Le plaisir se poursuit à l'étape du plat principal. Faisant fi de la belle offre de produits de la mer, nous avons opté pour un nouveau plat, chaudement conseillé par notre serveur, une «tarte» jurassienne au boudin noir. Le carré de boudin, moelleux, est déposé sur un pain naan, avec des oignons et des poireaux gratinés au fromage comté, le tout surmonté d'une sauce crémeuse de morilles et vin jaune. C'est riche, opulent, savoureux. Seul faux pas: la présence de grains de sable dans les champignons, nettoyés un peu trop vite.

Le partage se poursuit à table, et les plats passent d'une personne à l'autre. Généreuse, l'aile de raie, tendre et cuite à la perfection, est fourrée à la mousse de pétoncles et accompagnée d'acras de morue. Les saveurs sont délicates, un peu trop peut-être (on a du mal à déceler les pétoncles), mais le plat se tient. Le steak d'espadon, plus simple dans sa composition, est tout de même satisfaisant, déposé sur un risotto aux légumes bien réussi.

On aime particulièrement une autre nouveauté, le duo de pieuvre pochée, marinée et rôtie et de poulet fumé à chaud, une belle combinaison de protéines servie sur une salade tiède de lentilles béluga, et joliment relevée par une crème fraîche au pimenton. Le genre de plat qui devient un classique instantané.

Le dessert atterrit sur nos estomacs déjà bien repus, mais on se laisse vite gagner, jusqu'à tout manger (à quatre, c'est plus facile!), par un cheese-cake au fromage de chèvre, servi avec compote de fraise, glace à la pistache et noix caramélisées à l'érable, une belle cohabitation de textures et de saveurs. Une conclusion parfaite pour un repas des plus satisfaisants!

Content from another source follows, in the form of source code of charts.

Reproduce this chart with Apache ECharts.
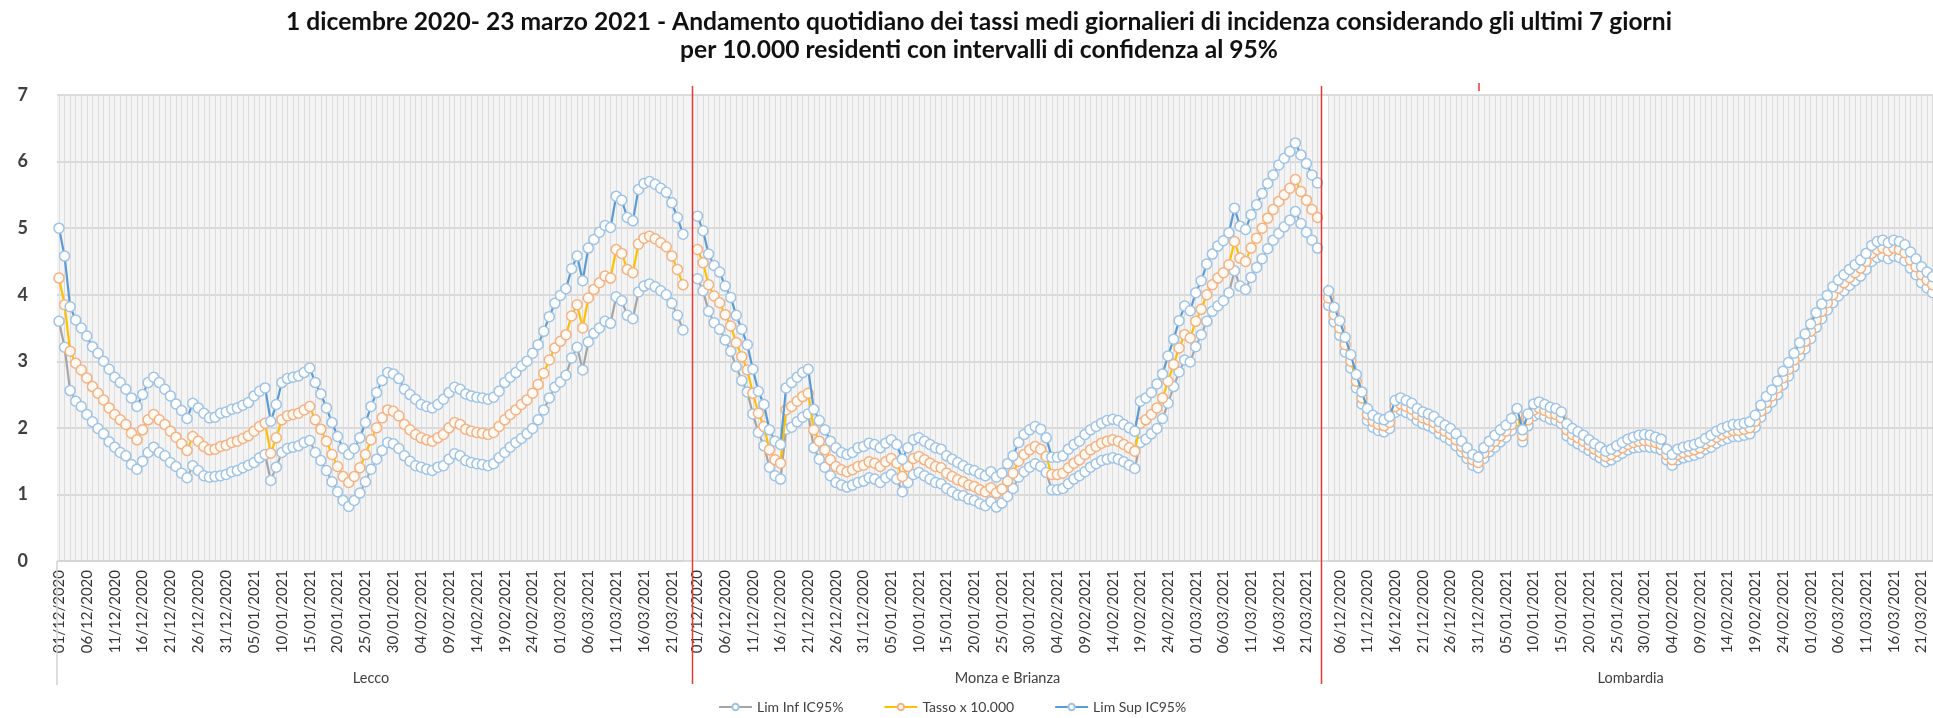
<!DOCTYPE html>
<html>
<head>
<meta charset="utf-8">
<script src="https://cdn.jsdelivr.net/npm/echarts@6/dist/echarts.min.js"></script>
<style>html,body{margin:0;padding:0;background:#fff}#c{width:1933px;height:718px}</style>
</head>
<body>
<div id="c"></div>
<script>
// ---- categories (dates 01/12/2020 .. 23/03/2021) ----
const dates = (function () {
  const out = [];
  const d = new Date(Date.UTC(2020, 11, 1));
  for (let i = 0; i < 113; i++) {
    const dd = String(d.getUTCDate()).padStart(2, '0');
    const mm = String(d.getUTCMonth() + 1).padStart(2, '0');
    out.push(dd + '/' + mm + '/' + d.getUTCFullYear());
    d.setUTCDate(d.getUTCDate() + 1);
  }
  return out;
})();
const panelNames = ['Lecco', 'Monza e Brianza', 'Lombardia'];
const seriesNames = ['Lim Inf IC95%', 'Tasso x 10.000', 'Lim Sup IC95%'];
const yTicks = [0, 1, 2, 3, 4, 5, 6, 7];

// ---- Lecco ----
const leccoTasso = [4.25,3.85,3.15,2.97,2.87,2.75,2.62,2.52,2.42,2.30,
2.20,2.12,2.05,1.92,1.82,1.97,2.12,2.20,2.12,2.05,
1.95,1.86,1.76,1.66,1.87,1.80,1.72,1.67,1.68,1.72,
1.74,1.78,1.80,1.84,1.88,1.95,2.02,2.07,1.62,1.85,
2.12,2.18,2.20,2.22,2.27,2.32,2.12,1.98,1.80,1.60,
1.42,1.27,1.18,1.27,1.40,1.60,1.82,2.00,2.15,2.27,
2.25,2.18,2.05,1.97,1.90,1.85,1.82,1.80,1.85,1.90,
2.00,2.08,2.05,1.98,1.95,1.93,1.92,1.90,1.93,2.02,
2.12,2.20,2.27,2.35,2.42,2.52,2.65,2.82,3.02,3.20,
3.30,3.40,3.68,3.85,3.50,3.95,4.08,4.18,4.28,4.25,
4.68,4.62,4.38,4.33,4.76,4.85,4.88,4.84,4.78,4.72,
4.58,4.38,4.15];
const leccoSup = [5.00,4.58,3.82,3.62,3.50,3.38,3.22,3.12,3.00,2.88,
2.76,2.68,2.58,2.45,2.32,2.50,2.68,2.76,2.68,2.58,
2.48,2.36,2.26,2.14,2.37,2.30,2.22,2.15,2.16,2.22,
2.24,2.28,2.30,2.34,2.38,2.48,2.55,2.60,2.10,2.35,
2.68,2.74,2.76,2.78,2.83,2.90,2.68,2.51,2.30,2.08,
1.87,1.69,1.60,1.69,1.85,2.08,2.32,2.53,2.71,2.83,
2.81,2.74,2.58,2.50,2.43,2.35,2.32,2.30,2.35,2.43,
2.53,2.61,2.58,2.51,2.48,2.46,2.45,2.43,2.46,2.55,
2.68,2.76,2.83,2.93,3.00,3.12,3.25,3.45,3.67,3.87,
3.99,4.09,4.39,4.58,4.21,4.70,4.83,4.94,5.04,5.01,
5.48,5.42,5.16,5.11,5.58,5.67,5.70,5.66,5.60,5.54,
5.38,5.16,4.91];
const leccoInf = [3.60,3.21,2.56,2.40,2.32,2.20,2.09,1.99,1.91,1.79,
1.71,1.63,1.58,1.45,1.38,1.50,1.63,1.71,1.63,1.58,
1.48,1.42,1.32,1.25,1.43,1.36,1.28,1.26,1.27,1.28,
1.30,1.34,1.36,1.40,1.44,1.48,1.55,1.60,1.21,1.41,
1.63,1.69,1.71,1.73,1.78,1.81,1.63,1.51,1.36,1.19,
1.04,0.91,0.82,0.91,1.02,1.19,1.38,1.53,1.66,1.78,
1.76,1.69,1.58,1.50,1.43,1.41,1.38,1.36,1.41,1.43,
1.53,1.61,1.58,1.51,1.48,1.46,1.45,1.43,1.46,1.55,
1.63,1.71,1.78,1.84,1.91,1.99,2.12,2.27,2.45,2.61,
2.69,2.79,3.05,3.21,2.87,3.29,3.42,3.50,3.60,3.57,
3.97,3.91,3.69,3.64,4.04,4.13,4.16,4.12,4.06,4.00,
3.87,3.69,3.47];

// ---- Monza e Brianza ----
const monzaTasso = [4.68,4.48,4.15,3.98,3.88,3.70,3.53,3.28,3.07,2.87,
2.52,2.22,2.02,1.67,1.52,1.47,2.27,2.32,2.40,2.47,
2.52,1.97,1.80,1.67,1.52,1.42,1.37,1.34,1.37,1.42,
1.44,1.49,1.47,1.42,1.49,1.54,1.47,1.27,1.42,1.54,
1.57,1.52,1.47,1.42,1.40,1.32,1.27,1.22,1.19,1.14,
1.12,1.07,1.04,1.10,1.02,1.08,1.20,1.32,1.50,1.60,
1.67,1.72,1.68,1.57,1.30,1.30,1.32,1.40,1.47,1.52,
1.60,1.67,1.72,1.77,1.80,1.82,1.80,1.75,1.70,1.65,
2.07,2.12,2.20,2.30,2.45,2.70,2.95,3.20,3.40,3.35,
3.60,3.78,4.00,4.15,4.25,4.33,4.45,4.80,4.55,4.50,
4.70,4.85,5.00,5.15,5.28,5.40,5.50,5.60,5.73,5.55,
5.42,5.28,5.16];
const monzaSup = [5.18,4.96,4.61,4.44,4.34,4.13,3.96,3.69,3.48,3.25,
2.88,2.55,2.35,1.97,1.80,1.75,2.60,2.68,2.76,2.83,
2.88,2.28,2.11,1.97,1.80,1.70,1.63,1.60,1.63,1.70,
1.72,1.77,1.75,1.70,1.77,1.82,1.75,1.53,1.70,1.82,
1.85,1.80,1.75,1.70,1.68,1.58,1.53,1.48,1.43,1.38,
1.36,1.31,1.28,1.34,1.26,1.32,1.46,1.58,1.78,1.90,
1.97,2.02,1.98,1.85,1.56,1.56,1.58,1.68,1.75,1.80,
1.90,1.97,2.02,2.07,2.11,2.13,2.11,2.05,2.00,1.95,
2.40,2.45,2.53,2.66,2.81,3.08,3.33,3.61,3.83,3.76,
4.03,4.21,4.46,4.61,4.73,4.81,4.93,5.30,5.03,4.98,
5.20,5.35,5.52,5.67,5.80,5.95,6.05,6.15,6.28,6.10,
5.97,5.80,5.68];
const monzaInf = [4.24,4.06,3.75,3.58,3.48,3.32,3.15,2.92,2.71,2.54,
2.21,1.93,1.73,1.41,1.28,1.23,1.98,2.01,2.09,2.16,
2.21,1.70,1.53,1.41,1.28,1.18,1.14,1.11,1.14,1.18,
1.20,1.25,1.23,1.18,1.25,1.30,1.23,1.04,1.18,1.30,
1.33,1.28,1.23,1.18,1.16,1.09,1.04,0.99,0.98,0.93,
0.91,0.86,0.83,0.89,0.81,0.87,0.97,1.09,1.26,1.34,
1.41,1.46,1.42,1.33,1.07,1.07,1.09,1.16,1.23,1.28,
1.34,1.41,1.46,1.51,1.53,1.55,1.53,1.49,1.44,1.39,
1.78,1.83,1.91,1.99,2.14,2.37,2.62,2.84,3.02,2.99,
3.22,3.40,3.60,3.75,3.83,3.91,4.03,4.36,4.13,4.08,
4.26,4.41,4.54,4.69,4.82,4.92,5.02,5.12,5.25,5.07,
4.94,4.82,4.70];

// ---- Lombardia ----
const lombTasso = [4.40,4.30,4.15,3.95,3.70,3.50,3.25,3.00,2.70,2.45,
2.20,2.10,2.05,2.03,2.08,2.32,2.36,2.32,2.28,2.20,
2.15,2.12,2.08,2.00,1.95,1.90,1.82,1.72,1.62,1.52,
1.48,1.62,1.72,1.80,1.88,1.95,2.05,2.20,1.88,2.12,
2.27,2.30,2.26,2.22,2.20,2.15,1.97,1.90,1.85,1.80,
1.74,1.68,1.63,1.57,1.60,1.65,1.70,1.75,1.78,1.80,
1.81,1.80,1.78,1.75,1.60,1.52,1.60,1.63,1.65,1.67,
1.70,1.76,1.80,1.86,1.90,1.93,1.96,1.96,1.98,2.00,
2.10,2.25,2.38,2.48,2.60,2.75,2.88,3.02,3.18,3.30,
3.45,3.62,3.75,3.88,4.00,4.10,4.18,4.26,4.33,4.40,
4.50,4.62,4.68,4.70,4.66,4.70,4.68,4.63,4.52,4.42,
4.30,4.22,4.15];
const lombSup = [4.52,4.42,4.27,4.06,3.81,3.61,3.36,3.10,2.80,2.54,
2.29,2.19,2.14,2.12,2.17,2.41,2.45,2.41,2.37,2.29,
2.24,2.21,2.17,2.09,2.04,1.99,1.91,1.80,1.70,1.60,
1.56,1.70,1.80,1.89,1.97,2.04,2.14,2.29,1.97,2.21,
2.36,2.39,2.35,2.31,2.29,2.24,2.06,1.99,1.94,1.89,
1.82,1.76,1.71,1.65,1.68,1.73,1.78,1.83,1.86,1.89,
1.90,1.89,1.86,1.83,1.68,1.60,1.68,1.71,1.73,1.75,
1.78,1.84,1.89,1.95,1.99,2.02,2.05,2.05,2.07,2.09,
2.19,2.34,2.47,2.57,2.70,2.85,2.98,3.12,3.28,3.41,
3.56,3.73,3.86,3.99,4.12,4.22,4.30,4.38,4.45,4.52,
4.62,4.74,4.80,4.82,4.78,4.82,4.80,4.75,4.64,4.54,
4.42,4.34,4.27];
const lombInf = [4.28,4.18,4.03,3.84,3.59,3.39,3.14,2.90,2.60,2.36,
2.11,2.01,1.96,1.94,1.99,2.23,2.27,2.23,2.19,2.11,
2.06,2.03,1.99,1.91,1.86,1.81,1.73,1.64,1.54,1.44,
1.40,1.54,1.64,1.71,1.79,1.86,1.96,2.11,1.79,2.03,
2.18,2.21,2.17,2.13,2.11,2.06,1.88,1.81,1.76,1.71,
1.66,1.60,1.55,1.49,1.52,1.57,1.62,1.67,1.70,1.71,
1.72,1.71,1.70,1.67,1.52,1.44,1.52,1.55,1.57,1.59,
1.62,1.68,1.71,1.77,1.81,1.84,1.87,1.87,1.89,1.91,
2.01,2.16,2.29,2.39,2.50,2.65,2.78,2.92,3.08,3.19,
3.34,3.51,3.64,3.77,3.88,3.98,4.06,4.14,4.21,4.28,
4.38,4.50,4.56,4.58,4.54,4.58,4.56,4.51,4.40,4.30,
4.18,4.10,4.03];

// ---- layout ----
const TOP = 95, AXIS_Y = 561, H = 718;
const panels = [
  { left: 59, width: 624, min: 0, bgL: 57, bgR: 692, inf: leccoInf, t: leccoTasso, sup: leccoSup },
  { left: 697.5, width: 620, min: 0, bgL: 692, bgR: 1321, inf: monzaInf, t: monzaTasso, sup: monzaSup },
  { left: 1328.6, width: 604, min: 3, bgL: 1328, bgR: 1933, inf: lombInf, t: lombTasso, sup: lombSup }
];
const redX = [692.5, 1321.5];

const FONT = 'Lato, "Open Sans", sans-serif';
const lineColors = ['#a5a5a5', '#ffc000', '#5b9bd5'];
const borderColors = ['#9dc3e6', '#f4b183', '#9dc3e6'];
const fillColors = ['#ffffff', '#fffaf3', '#ffffff'];

const grids = [{ left: 57, right: 0, top: TOP, bottom: H - AXIS_Y }];
const xAxes = [{ gridIndex: 0, type: 'value', show: false, min: 0, max: 1 }];
const yAxes = [{
  gridIndex: 0, type: 'value', min: 0, max: 7, interval: 1,
  axisLine: { show: false }, axisTick: { show: false },
  axisLabel: { margin: 29, fontSize: 18, fontWeight: 'bold', color: '#3f3f3f', fontFamily: FONT,
    formatter: v => yTicks.indexOf(v) >= 0 ? String(v) : '' },
  splitLine: { lineStyle: { color: '#d2d2d2', width: 1.5 } }
}];
const series = [];
panels.forEach((p, i) => {
  const gi = i + 1;
  grids.push({ left: p.left, width: p.width, top: TOP, bottom: H - AXIS_Y });
  xAxes.push({
    gridIndex: gi, type: 'category', data: dates, boundaryGap: false, min: p.min,
    name: panelNames[i], nameLocation: 'middle', nameGap: 110,
    nameTextStyle: { fontSize: 14.5, color: '#404040', fontFamily: FONT },
    axisLine: { show: true, lineStyle: { color: '#d2d2d2', width: 1.5 } },
    axisTick: { show: false },
    axisLabel: { rotate: 90, margin: 9, fontSize: 15, color: '#333333', fontFamily: FONT,
      interval: (idx) => idx % 5 === 0 && idx >= p.min },
    splitLine: { show: true, interval: 0, lineStyle: { color: '#dcdcdc', width: 1 } }
  });
  yAxes.push({ gridIndex: gi, type: 'value', min: 0, max: 7, interval: 1, show: false, splitLine: { show: false } });
  [p.inf, p.t, p.sup].forEach((arr, k) => {
    series.push({
      type: 'line', name: seriesNames[k], xAxisIndex: gi, yAxisIndex: gi, data: arr,
      symbol: 'circle', symbolSize: 10, showAllSymbol: true,
      lineStyle: { color: lineColors[k], width: 2.2 },
      itemStyle: { color: fillColors[k], borderColor: borderColors[k], borderWidth: 1.5 },
      emphasis: { disabled: true }, z: 2 + k
    });
  });
});

const graphics = [];
panels.forEach(p => {
  graphics.push({ type: 'rect', z: -10, silent: true,
    shape: { x: p.bgL, y: TOP, width: p.bgR - p.bgL, height: AXIS_Y - TOP },
    style: { fill: '#f4f4f4' } });
});
graphics.push({ type: 'line', z: 50, silent: true, shape: { x1: 57, y1: AXIS_Y, x2: 57, y2: 685 }, style: { stroke: '#d2d2d2', lineWidth: 1.5 } });
redX.forEach(x => graphics.push({ type: 'line', z: 50, silent: true,
  shape: { x1: x, y1: 86, x2: x, y2: 684 }, style: { stroke: '#e53935', lineWidth: 1.5 } }));
graphics.push({ type: 'line', z: 50, silent: true, shape: { x1: 1479, y1: 83, x2: 1479, y2: 91 }, style: { stroke: '#e53935', lineWidth: 1.5 } });
// title as two centred text lines
const titleLines = [
  '1 dicembre 2020- 23 marzo 2021 - Andamento quotidiano dei tassi medi giornalieri di incidenza considerando gli ultimi 7 giorni',
  'per 10.000 residenti con intervalli di confidenza al 95%'
];
titleLines.forEach((t, i) => graphics.push({
  type: 'text', z: 50, silent: true, x: 979, y: 22 + i * 28.5,
  style: { text: t, fill: '#111111', font: 'bold 24.6px ' + FONT, textAlign: 'center', textVerticalAlign: 'middle' }
}));

const chart = echarts.init(document.getElementById('c'), null, { renderer: 'canvas' });
chart.setOption({
  animation: false,
  backgroundColor: '#ffffff',
  legend: {
    data: seriesNames, left: 713, top: 695, itemWidth: 33, itemHeight: 8, itemGap: 40,
    textStyle: { fontSize: 14, color: '#404040', fontFamily: FONT }
  },
  grid: grids, xAxis: xAxes, yAxis: yAxes, series: series,
  graphic: graphics
});
</script>
</body>
</html>
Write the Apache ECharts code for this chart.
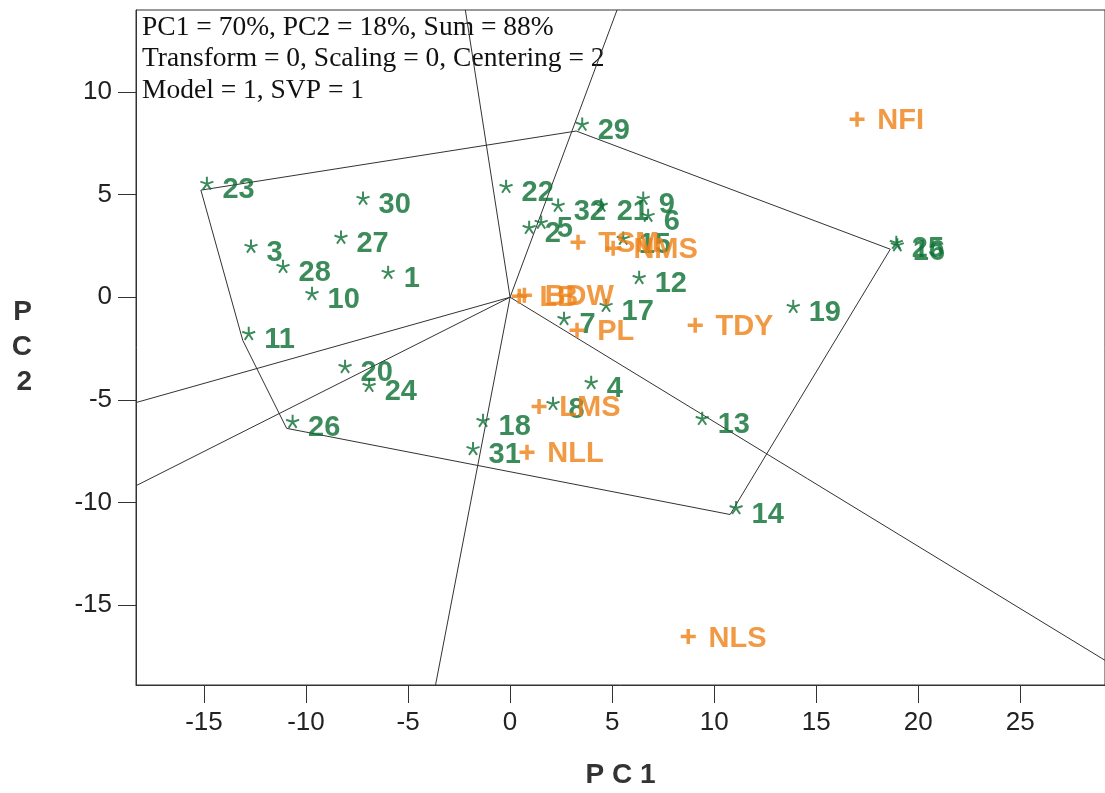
<!DOCTYPE html>
<html>
<head>
<meta charset="utf-8">
<script src="https://cdn.jsdelivr.net/npm/echarts@6/dist/echarts.min.js"></script>
<style>
  html, body { margin: 0; padding: 0; background: #fff; }
  #biplot { width: 1105px; height: 793px; }
</style>
</head>
<body>
<div id="biplot"></div>
<script>
// genotype scores (PC1, PC2)
var genoNames = ['23', '29', '25', '16', '14', '26', '11', '30', '3', '27', '28', '1', '10', '20', '24',
  '22', '32', '5', '2', '21', '9', '6', '15', '12', '17', '7', '19', '13', '4', '8', '18', '31'];
var genoPC1 = [-15.15, 3.24, 18.63, 18.68, 10.78, -10.95, -13.1, -7.5, -12.99, -8.58, -11.42, -6.27, -10.0, -8.38, -7.2,
  -0.49, 2.06, 1.23, 0.64, 4.17, 6.23, 6.47, 5.25, 6.03, 4.41, 2.35, 13.58, 9.12, 3.68, 1.81, -1.62, -2.11];
var genoPC2 = [5.22, 8.1, 2.34, 2.22, -10.59, -6.39, -2.1, 4.49, 2.15, 2.59, 1.17, 0.88, -0.15, -3.71, -4.63,
  5.07, 4.15, 3.32, 3.07, 4.15, 4.49, 3.66, 2.54, 0.63, -0.73, -1.37, -0.78, -6.24, -4.49, -5.51, -6.34, -7.71];

// environment scores
var envNames = ['NFI', 'TSM', 'NMS', 'LB', 'BDW', 'PL', 'TDY', 'LMS', 'NLL', 'NLS'];
var envPC1 = [17.0, 3.33, 5.05, 0.45, 0.7, 3.28, 9.07, 1.42, 0.83, 8.73];
var envPC2 = [8.68, 2.68, 2.39, 0.05, 0.1, -1.61, -1.37, -5.32, -7.56, -16.54];

// convex hull (which-won-where polygon)
var hullOrder = ['23', '29', '25', '14', '26', '11'];

var xTicks = [-15, -10, -5, 0, 5, 10, 15, 20, 25];
var yTicks = [-15, -10, -5, 0, 5, 10];
var xMin = -18.33, xMax = 29.15, yMin = -18.9, yMax = 14.0;

var green = '#0b6e32';
var orange = '#ee7f14';
var lineCol = '#333';

var genoData = genoNames.map(function (n, i) { return { name: n, value: [genoPC1[i], genoPC2[i]] }; });
var envData = envNames.map(function (n, i) { return { name: n, value: [envPC1[i], envPC2[i]] }; });

var hull = hullOrder.map(function (n) {
  var i = genoNames.indexOf(n);
  return [genoPC1[i], genoPC2[i]];
});
var hullLoop = hull.concat([hull[0]]);

// rays from origin, perpendicular to each polygon side, out to the frame
function rayEnd(nx, ny) {
  var t = Infinity;
  if (nx > 0) t = Math.min(t, xMax / nx);
  if (nx < 0) t = Math.min(t, xMin / nx);
  if (ny > 0) t = Math.min(t, yMax / ny);
  if (ny < 0) t = Math.min(t, yMin / ny);
  return [nx * t, ny * t];
}
var raySeries = [];
for (var k = 0; k < hull.length; k++) {
  var a = hull[k], b = hull[(k + 1) % hull.length];
  var nx = -(b[1] - a[1]), ny = b[0] - a[0];
  if (nx * a[0] + ny * a[1] < 0) { nx = -nx; ny = -ny; }
  raySeries.push({
    type: 'line', silent: true, symbol: 'none', animation: false,
    data: [[0, 0], rayEnd(nx, ny)],
    lineStyle: { color: lineCol, width: 1 }
  });
}

var asterisk = 'path://M0,0L0,-1M0,0L0.951,-0.309M0,0L0.588,0.809M0,0L-0.588,0.809M0,0L-0.951,-0.309';
var plus = 'path://M-1,0L1,0M0,-1L0,1';

var dom = document.getElementById('biplot');
var myChart = echarts.init(dom, null, { renderer: 'canvas' });

var option = {
  animation: false,
  backgroundColor: '#fff',
  grid: {
    left: 136, right: 0, top: 10, bottom: 108,
    outerBoundsMode: 'none', containLabel: false,
    show: true, borderColor: lineCol, borderWidth: 1
  },
  xAxis: {
    type: 'value', min: xMin, max: xMax,
    name: 'P C 1', nameLocation: 'middle', nameGap: 76,
    nameTextStyle: { fontFamily: 'Liberation Sans', fontWeight: 'bold', fontSize: 28, color: '#333' },
    axisLine: { show: true, onZero: false, lineStyle: { color: lineCol, width: 1 } },
    axisTick: { show: true, inside: false, length: 18, customValues: xTicks, lineStyle: { color: lineCol } },
    axisLabel: { customValues: xTicks, margin: 25, fontFamily: 'Liberation Sans', fontSize: 26, color: '#222' },
    splitLine: { show: false }
  },
  yAxis: {
    type: 'value', min: yMin, max: yMax,
    name: 'P\nC\n2', nameLocation: 'middle', nameGap: 104, nameRotate: 0,
    nameTextStyle: { fontFamily: 'Liberation Sans', fontWeight: 'bold', fontSize: 28, color: '#333', lineHeight: 35 },
    axisLine: { show: true, onZero: false, lineStyle: { color: lineCol, width: 1 } },
    axisTick: { show: true, inside: false, length: 18, customValues: yTicks, lineStyle: { color: lineCol } },
    axisLabel: { customValues: yTicks, margin: 24, fontFamily: 'Liberation Sans', fontSize: 26, color: '#222' },
    splitLine: { show: false }
  },
  graphic: [{
    type: 'text', left: 142, top: 12, silent: true,
    style: {
      text: 'PC1 = 70%, PC2 = 18%, Sum = 88%\nTransform = 0, Scaling = 0, Centering = 2\nModel = 1, SVP = 1',
      font: '27.5px "Liberation Serif"', lineHeight: 31.5, fill: '#111'
    }
  }],
  series: raySeries.concat([
    {
      type: 'line', silent: true, symbol: 'none', data: hullLoop,
      lineStyle: { color: lineCol, width: 1 }
    },
    {
      name: 'Genotypes', type: 'scatter', data: genoData,
      symbol: asterisk, symbolSize: [13, 13], symbolOffset: [6, -7],
      itemStyle: { color: 'transparent', borderColor: green, borderWidth: 2 },
      label: {
        show: true, position: 'right', distance: 8, offset: [0, 7],
        formatter: '{b}', fontFamily: 'Liberation Sans', fontWeight: 'bold', fontSize: 29, color: green
      },
      z: 5
    },
    {
      name: 'Environments', type: 'scatter', data: envData,
      symbol: plus, symbolSize: 15,
      itemStyle: { color: 'transparent', borderColor: orange, borderWidth: 3.5 },
      label: {
        show: true, position: 'right', distance: 11, offset: [0, 2],
        formatter: '{b}', fontFamily: 'Liberation Sans', fontWeight: 'bold', fontSize: 29, color: orange
      },
      z: 6
    }
  ])
};

if (option && typeof option === 'object') {
  myChart.setOption(option);
}
window.addEventListener('resize', myChart.resize);
</script>
</body>
</html>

Avant Albacore en haute-ville, il y avait déjà, dans Saint-Roch, L'affaire est ketchup, Patente et Machin ainsi que le Kraken cru, des établissements dont la popularité ne se dément pas et qui contribuent à la vitalité du quartier. Le groupe de restaurants compte aussi un petit dernier: Le Ket'chose (auparavant Le délit de fuite), une buvette de Limoilou qui s'ajoute à la liste d'endroits à visiter dans la capitale - une liste de plus en plus longue, car la ville de Québec est franchement en ébullition depuis quelque temps côté restauration.

Photo Pascal Ratthé, Le Soleil

Épuré et soigné, le décor en noir et blanc du Albacore est dominé par deux éléments principaux: un mur où sont accrochées des photographies et, côté bar, un immense poisson «pirate» noir peint sur un mur de briques blanches.

Albacore. 819, côte d'Abraham, Québec. 418 914-6441. https://www.facebook.com/Restaurant-Albacore-1039494092851676/

Notre verdict

Prix: raisonnables pour la qualité. 16 $ pour 6 huîtres sur écailles, entre 13 $ et 18 $ pour les entrées, entre 27 $ et 34 $ pour les plats principaux.

Carte des vins: belle sélection, pour tous les goûts, avec un accent sur les vins blancs et les bulles. Une dizaine de choix au verre.

Service: sympathique et décontracté, tout en restant avenant et à l'écoute.

Décor et ambiance: décor plus épuré et cadre plus raffiné que dans les autres établissements du groupe, mais une ambiance qui donne toujours autant l'envie de faire la fête.

On aime: l'ambiance, le service, la maîtrise des saveurs, l'inventivité de certains plats.

On aime moins: certaines assiettes qui, sans être mauvaises, sont moins mémorables, le sable dans nos morilles.

On y retourne? De passage à Québec, surtout à l'été, pour profiter de la belle terrasse idéalement située.

Photo Pascal Ratthé, Le Soleil

Ouvert dans la côte d'Abraham l'été dernier, Albacore est l'affaire d'un trio de restaurateurs précédés par des réputations forgées dans de bonnes adresses de Québec, comme L'affaire est ketchup et Kraken cru.